Rome is a heady blend of artistic and architectural masterpieces, classical ruins, and extravagant baroque churches and piazzas. The places evoke the people -- Roman emperors concerned with outdoing their predecessors in grandeur, powerful prelates enmeshed in intricate scandals, geniuses summoned by popes to add to the Vatican's treasures, a dictator who left his mark on the city before his imperial dreams were shattered, and the contemporary Romans, full of the earthy energy that makes this a city of unique vitality.

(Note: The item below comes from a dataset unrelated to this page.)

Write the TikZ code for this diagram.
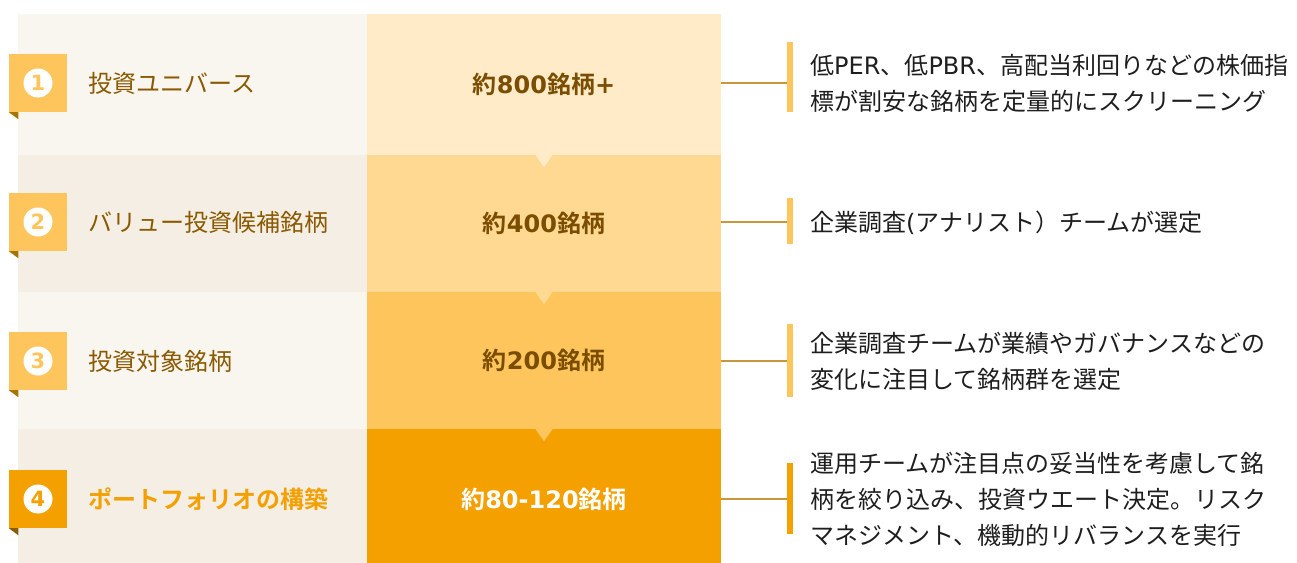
\documentclass[tikz,border=0pt]{standalone}
\usepackage{fontspec}
\newfontfamily\jp{Noto Sans CJK JP}[BoldFont={Noto Sans CJK JP Bold}]
\newfontfamily\lat{DejaVu Sans}
\newcommand\LT[1]{{\lat #1}}
\definecolor{leftA}{HTML}{F9F5EF}
\definecolor{leftB}{HTML}{F5EEE4}
\definecolor{midA}{HTML}{FFEBC8}
\definecolor{midB}{HTML}{FFD892}
\definecolor{midC}{HTML}{FEC55C}
\definecolor{midD}{HTML}{F4A000}
\definecolor{foldA}{HTML}{A87400}
\definecolor{foldD}{HTML}{8A5C00}
\definecolor{lbltext}{HTML}{8A5A00}
\definecolor{midtext}{HTML}{7A4D00}
\definecolor{desctext}{HTML}{1E1E1E}
\definecolor{connc}{HTML}{C8963C}
\begin{document}
\begin{tikzpicture}[x=1pt,y=-1pt,
  midbox/.style={inner sep=0, minimum width=354pt, font=\jp\bfseries\fontsize{24}{28}\selectfont, text=midtext},
  badge/.style={fill=midC, minimum size=58pt, inner sep=0},
  numc/.style={circle, fill=white, minimum size=29pt, inner sep=0, font=\lat\bfseries\fontsize{21}{21}\selectfont, text=midC},
  lbl/.style={anchor=west, inner sep=0, font=\jp\fontsize{24}{28}\selectfont, text=lbltext},
  desc/.style={anchor=west, inner sep=0, align=left, font=\jp\fontsize{24}{36}\selectfont, text=desctext},
  barbox/.style={fill=midC, minimum width=6pt, inner sep=0},
  conn/.style={draw=connc, line width=1.5pt}]
\useasboundingbox (0,0) rectangle (1297,562);
% left panels
\fill[leftA] (18,14) rectangle (367,155);
\fill[leftB] (18,155) rectangle (367,292);
\fill[leftA] (18,292) rectangle (367,429);
\fill[leftB] (18,429) rectangle (367,570);
% middle column
\node[midbox, fill=midA, minimum height=141pt] (m1) at (544,84.5) {約\LT{800}銘柄\LT{+}};
\node[midbox, fill=midB, minimum height=137pt] (m2) at (544,223.5) {約\LT{400}銘柄};
\node[midbox, fill=midC, minimum height=137pt] (m3) at (544,360.5) {約\LT{200}銘柄};
\node[midbox, fill=midD, minimum height=140pt, text=white] (m4) at (544,499) {約\LT{80-120}銘柄};
% notches
\fill[midA] (m1.south) ++(-8.5,0) -- ++(17,0) -- ++(-8.5,12) -- cycle;
\fill[midB] (m2.south) ++(-8.5,0) -- ++(17,0) -- ++(-8.5,12) -- cycle;
\fill[midC] (m3.south) ++(-8.5,0) -- ++(17,0) -- ++(-8.5,12) -- cycle;
% badges
\node[badge] (n1) at (38,83) {};
\node[badge] (n2) at (38,222) {};
\node[badge] (n3) at (38,361) {};
\node[badge, fill=midD] (n4) at (38,499) {};
\fill[foldA] (n1.south west) -- ++(9.5,0) -- ++(0,7) -- cycle;
\fill[foldA] (n2.south west) -- ++(9.5,0) -- ++(0,7) -- cycle;
\fill[foldA] (n3.south west) -- ++(9.5,0) -- ++(0,7) -- cycle;
\fill[foldD] (n4.south west) -- ++(9.5,0) -- ++(0,7) -- cycle;
\node[numc] (c1) at (n1) {1};
\node[numc] (c2) at (n2) {2};
\node[numc] (c3) at (n3) {3};
\node[numc, text=midD] (c4) at (n4) {4};
% labels
\node[lbl] (l1) at (88,83) {投資ユニバース};
\node[lbl] (l2) at (88,222) {バリュー投資候補銘柄};
\node[lbl] (l3) at (88,361) {投資対象銘柄};
\node[lbl, text=midD, font=\jp\bfseries\fontsize{24}{28}\selectfont] (l4) at (88,499) {ポートフォリオの構築};
% bars
\node[barbox, minimum height=70pt] (b1) at (790,77) {};
\node[barbox, minimum height=46pt] (b2) at (790,221) {};
\node[barbox, minimum height=73pt] (b3) at (790,360.5) {};
\node[barbox, fill=midD, minimum height=71pt] (b4) at (790,498.5) {};
% connectors
\draw[conn] (m1.east |- n1) -- (b1.west |- n1);
\draw[conn] (m2.east |- n2) -- (b2.west |- n2);
\draw[conn] (m3.east |- n3) -- (b3.west |- n3);
\draw[conn] (m4.east |- n4) -- (b4.west |- n4);
% descriptions
\node[desc] (d1) at (810,83) {低\LT{PER}、低\LT{PBR}、高配当利回りなどの株価指\\標が割安な銘柄を定量的にスクリーニング};
\node[desc] (d2) at (810,223) {企業調査\LT{(}アナリスト）チームが選定};
\node[desc] (d3) at (810,361) {企業調査チームが業績やガバナンスなどの\\変化に注目して銘柄群を選定};
\node[desc] (d4) at (810,499) {運用チームが注目点の妥当性を考慮して銘\\柄を絞り込み、投資ウエート決定。リスク\\マネジメント、機動的リバランスを実行};
\end{tikzpicture}
\end{document}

More than Florence, more than Venice, Rome is Italy's treasure trove, packed with masterpieces from more than two millennia of artistic achievement. It's here that a metropolis once bustled around the carved marble monuments of the Roman Forum, where centuries later Michelangelo Buonarroti (1475-1564) painted Christian history in the Sistine Chapel, where Gian Lorenzo Bernini's nymphs and naiads dance in their fountains, and where an empire of gold was worked into the crowns of centuries of rulers.

Today Rome's formidable legacy is upheld by its people, their history knit into the fabric of their everyday lives. Students walk dogs in the park that was once the mausoleum of the family of the emperor Augustus; Raphaelesque Madonnas line up for buses on busy corners; a priest in flowing robes walks through a medieval piazza talking on a cell phone. Modern Rome has one foot in the past, one in the present -- a delightful stance that allows you to have an espresso in a square designed by Bernini, then take the Metro back to your hotel room in a renovated Renaissance palace.

"When you first come here you assume that you must burrow about in ruins and prowl in museums to get back to the days of Numa Pompilius or Mark Antony," Maud Howe observes in her book Roma Beata. "It is not necessary; you only have to live, and the common happenings of daily life carry you back in turn to the Dark Ages, to the early Christians, even to prehistoric Rome."